Methodology and models description are well structured. Moreover, it is not clear what is the relationship between the generated power and the disturbance (assuming that a relationship exists)

Results are of interest but a discussion about the impact of the radiation torques on the dynamics of the satellite, i.e. for which operative modes (e.g. fine pointing) and/or kinds of maneuver (quick/slow slew maneuvers) this torque can affect the operativity of the entire ADCS. In particular, a budget and relative comparison among the major disturbance torque and the three different configuration should be included.

Moreover, it should be highlighted what are the case studies of missions for which the analysis has been led. Please highlight/summarize in a specific (sub-) paragraph all the assumptions and discuss the range of applicability of the results. At the moment, not all the initial conditions and the parameters of the simulations are clear or well defined.

Conclusions are the summary of the paper. Please provide few sentences about the perspective of the works.

Finally, English language requires some review.

Author Response

Response to Reviewer 2 Comments

We appreciate so much for all the constructive comments from the reviewer. We also thank the reviewer for the effort and time put into the review of the manuscript. We have tried to consider each comment and respond to them. Responses to the reviewer and changes in the revised manuscript are as follows.

Point 1: Methodology and models description are well structured. Moreover, it is not clear what is the relationship between the generated power and the disturbance (assuming that a relationship exists)

Response 1: Thank you for your comment. The relation is mainly due to the larger area used to mount the solar arrays. In addition, the way the panels are configured also contributing to differences in the resultant solar radiation torque patterns. However, due to your comment, we think that it is better to change the title of the manuscript to make it clear to readers. Therefore, we would like to change the title to “Comparison Study on Solar Radiation Torque and Power Generation of Deployable Solar Panels Configurations of Nanosatellite”

Point 2: Results are of interest but a discussion about the impact of the radiation torques on the dynamics of the satellite, i.e. for which operative modes (e.g. fine pointing) and/or kinds of maneuver (quick/slow slew maneuvers) this torque can affect the operativity of the entire ADCS. In particular, a budget and relative comparison among the major disturbance torque and the three different configurations should be included.
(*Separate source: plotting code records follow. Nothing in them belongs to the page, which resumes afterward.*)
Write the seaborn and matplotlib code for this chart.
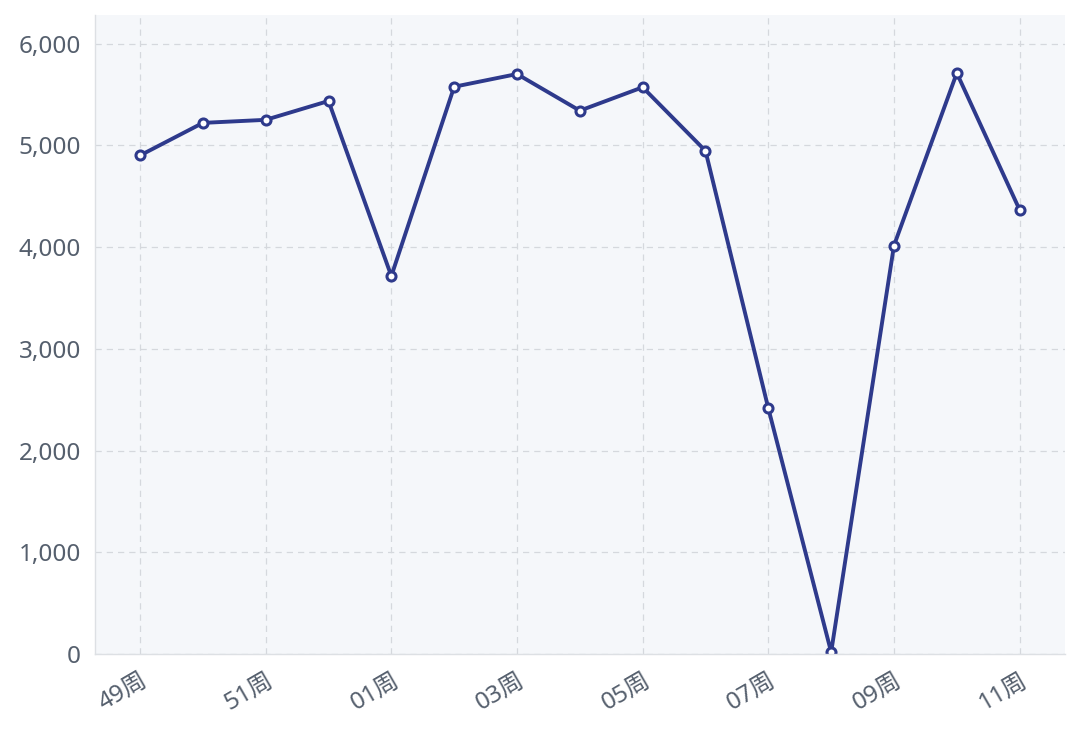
import matplotlib
matplotlib.use("Agg")
import matplotlib.pyplot as plt
import seaborn as sns
import pandas as pd
from matplotlib.ticker import FuncFormatter, MultipleLocator

weeks = ["49周", "50周", "51周", "52周", "01周", "02周", "03周", "04周",
         "05周", "06周", "07周", "08周", "09周", "10周", "11周"]
values = [4900, 5220, 5250, 5435, 3715, 5575, 5700, 5340, 5570, 4945,
          2415, 20, 4015, 5710, 4365]
tick_labels = weeks[::2]

sns.set_theme(style="white")
plt.rcParams['font.family'] = ['Noto Sans', 'Noto Sans CJK SC', 'DejaVu Sans']

df = pd.DataFrame({"week": weeks, "value": values})
df["pos"] = range(len(weeks))

fig = plt.figure(figsize=(10.8, 7.35), dpi=100)
ax = fig.add_axes([0.088, 0.110, 0.898, 0.870])
ax.set_facecolor("#f5f7fa")

line_color = "#2e3a8c"
sns.lineplot(data=df, x="pos", y="value", ax=ax, color=line_color, linewidth=2.8,
             marker="o", markersize=6.5, markerfacecolor="white",
             markeredgecolor=line_color, markeredgewidth=2.2, sort=False)

ax.set_xlim(-0.716, 14.72)
ax.set_ylim(0, 6283)
ax.set_xticks(range(0, len(weeks), 2))
ax.set_xticklabels(tick_labels, rotation=30, ha="right", rotation_mode="anchor")
ax.yaxis.set_major_locator(MultipleLocator(1000))
ax.yaxis.set_major_formatter(FuncFormatter(lambda v, p: f"{int(v):,}"))

ax.grid(True, color="#d5d8dd", linestyle=(0, (5, 4)), linewidth=0.9)
ax.set_axisbelow(True)
for s in ["top", "right"]:
    ax.spines[s].set_visible(False)
for s in ["left", "bottom"]:
    ax.spines[s].set_color("#dde0e4")
    ax.spines[s].set_linewidth(1.0)

ax.tick_params(axis="both", which="both", length=5, width=1.2, color="#222222",
               labelsize=17.5, labelcolor="#555f6d", pad=5)
ax.tick_params(axis="x", pad=5)
ax.set_xlabel("")
ax.set_ylabel("")

fig.savefig("out.png", dpi=100)
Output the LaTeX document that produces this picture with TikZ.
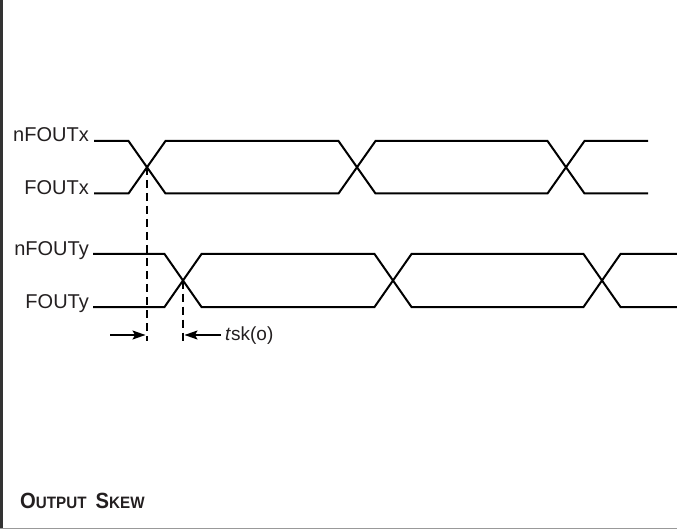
\documentclass[tikz,border=0pt]{standalone}
\usepackage{fontspec}
\setmainfont{Liberation Sans}
\usetikzlibrary{arrows.meta}
\definecolor{ink}{HTML}{231F20}
\newcommand{\bigc}[1]{{\fontsize{22}{22}\selectfont #1}}
\newcommand{\smc}[1]{{\fontsize{16.5}{16.5}\selectfont #1}}
\tikzset{
  sig/.style={line width=2pt, black, line join=miter},
  lbl/.style={font=\fontsize{20}{20}\selectfont, text=ink, inner sep=0pt, anchor=base east},
  guide/.style={line width=1.2pt, black, dash pattern=on 8pt off 5pt},
  skewarrow/.style={line width=1.4pt, -{Stealth[length=13pt,width=9pt,inset=2.5pt]}},
}
\begin{document}
\begin{tikzpicture}[x=1pt,y=-1pt]
\useasboundingbox (0,0) rectangle (677,529);
% frame
\draw[line width=2.7pt, color=black!80] (1.35,0) -- (1.35,529);
\draw[line width=1pt, color=black!40] (0,528) -- (677,528);
% labels
\node[lbl] (nfx) at (89,142) {nFOUTx};
\node[lbl] (fx) at (89,195) {FOUTx};
\node[lbl] (nfy) at (89,256) {nFOUTy};
\node[lbl] (fy) at (89,308) {FOUTy};
% crossings
\coordinate (cx1) at (147,167);
\coordinate (cy1) at (183,280.5);
% X signal
\draw[sig] (94,141) -- (128.5,141) -- (165.5,193.5) -- (338.5,193.5) -- (375.5,141) -- (547.5,141) -- (584.5,193.5) -- (648,193.5);
\draw[sig] (94,193.5) -- (128.5,193.5) -- (165.5,141) -- (338.5,141) -- (375.5,193.5) -- (547.5,193.5) -- (584.5,141) -- (648,141);
% Y signal
\draw[sig] (93,254) -- (164.5,254) -- (201.5,307) -- (374.5,307) -- (411.5,254) -- (583.5,254) -- (620.5,307) -- (677,307);
\draw[sig] (93,307) -- (164.5,307) -- (201.5,254) -- (374.5,254) -- (411.5,307) -- (583.5,307) -- (620.5,254) -- (677,254);
% guides
\draw[guide] (cx1) -- (147,341);
\draw[guide] (cy1) -- (183,341);
\coordinate (al) at (110,335);
\coordinate (ax) at (145.5,335);
\coordinate (ar) at (221,335);
\coordinate (ay) at (184.5,335);
\draw[skewarrow] (al) -- (ax);
\draw[skewarrow] (ar) -- (ay);
\node[font=\fontsize{19}{19}\selectfont, text=ink, inner sep=0pt, anchor=west] (tsk) at (225,336) {\textit{t}sk(o)};
% title
\node[inner sep=0pt, anchor=base west, text=ink, font=\bfseries] (title) at (20,508)
  {\scalebox{0.92}[1]{\bigc{O}\smc{UTPUT}\kern10pt\bigc{S}\smc{KEW}}};
\end{tikzpicture}
\end{document}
Response 2: Thank you for your comment. We do not cover the ADCS part since it is not the focus of this study as yet. Nevertheless, we briefly addressed this matter as the future work that we plan to do in the conclusion part, so that general readers can recognize the parts where this study should be extended. Then, based on your suggestions, we think that comparison with other disturbances would be useful in giving readers foresight on the additional increase of disturbance torque when using the deployable solar panels in the CubeSat design. Therefore, we added brief information on the models used to compute other external disturbances and used the results to discuss the effects of using deployable solar panels onto the total disturbances face by the CubeSats.

Correction on Page 3, Line 92:

Added section:

Section 2.2. Other Disturbances.

Correction on Page 21, Line 566:

Added section:

Section 5.5. Discussion – effects of adding deployable solar panels on the overall disturbances.

Correction on Page 23, Line 659:

Added sentence:

“Future work will extend the impact of the solar radiation torque on the dynamics of the respective CubeSat models used in the study, as well as the required control torque to maintain the proposed nadir pointing mission. “

Point 3: Moreover, it should be highlighted what are the case studies of missions for which the analysis has been led.

Response 3: Thank you for your comment. For this matter, we do not want to be too specific since we want to make it easier for comparison. Therefore, we decided to use the same mission; nadir pointing mission for the three models used, as mentioned in Section 3.1. However, we think that it is not written clearly. Hence, we added the following sentences, before elaborating which part of the CubeSats that faces to the nadir.  

Correction on Page 4, Line 125:

Added sentences:

For ease of comparison, all the CubeSat models used will have the same mission that is a nadir-pointing mission.  It is assumed that their respective attitude control systems are able to maintain the pointing, in the direction assigned. The current state-of-the-art of CubeSat technology has been reviewed to be potentially compatible with some Earth observation missions [17].

Point 4: Please highlight/summarize in a specific (sub-) paragraph all the assumptions and discuss the range of applicability of the results. At the moment, not all the initial conditions and the parameters of the simulations are clear or well defined.

Response 4: Thank you for your comment. Regarding the initial conditions (i.e. Table 1), we think that we have explained the important initial conditions in paragraph 2 of Section 4 (Page 8, line 301). We mentioned in the paragraph the reasons of the chosen ISS orbit, as well as variation applied on some Kepler elements. As for the parameters in Table 2, we add a reference to the surface properties used. The rest of the parameters have been explained in previous sections.

Point 5: Conclusions are the summary of the paper. Please provide few sentences about the perspective of the works.

Response 5: Thank you for your comment. Regarding the perspective of the work, we used the results of total torques caused by the deployable solar panels as a summary for the overall study. That is the discussion part on the total disturbance torque (same as point 2 above).

Point 6: Finally, English language requires some review.

Response 6: English was reviewed and corrected.

END

Author Response File: Author Response.pdf

Round 2

Reviewer 2 Report

Major issues of the previous review have been addressed.  I appreciated the effort of the authors both in the improvements in the text and in the answers to my questions and requests of clarification. I think that the actual version remains actually general for some real aspects but I consider that the level reached by this version of the paper is satisfying for the publication.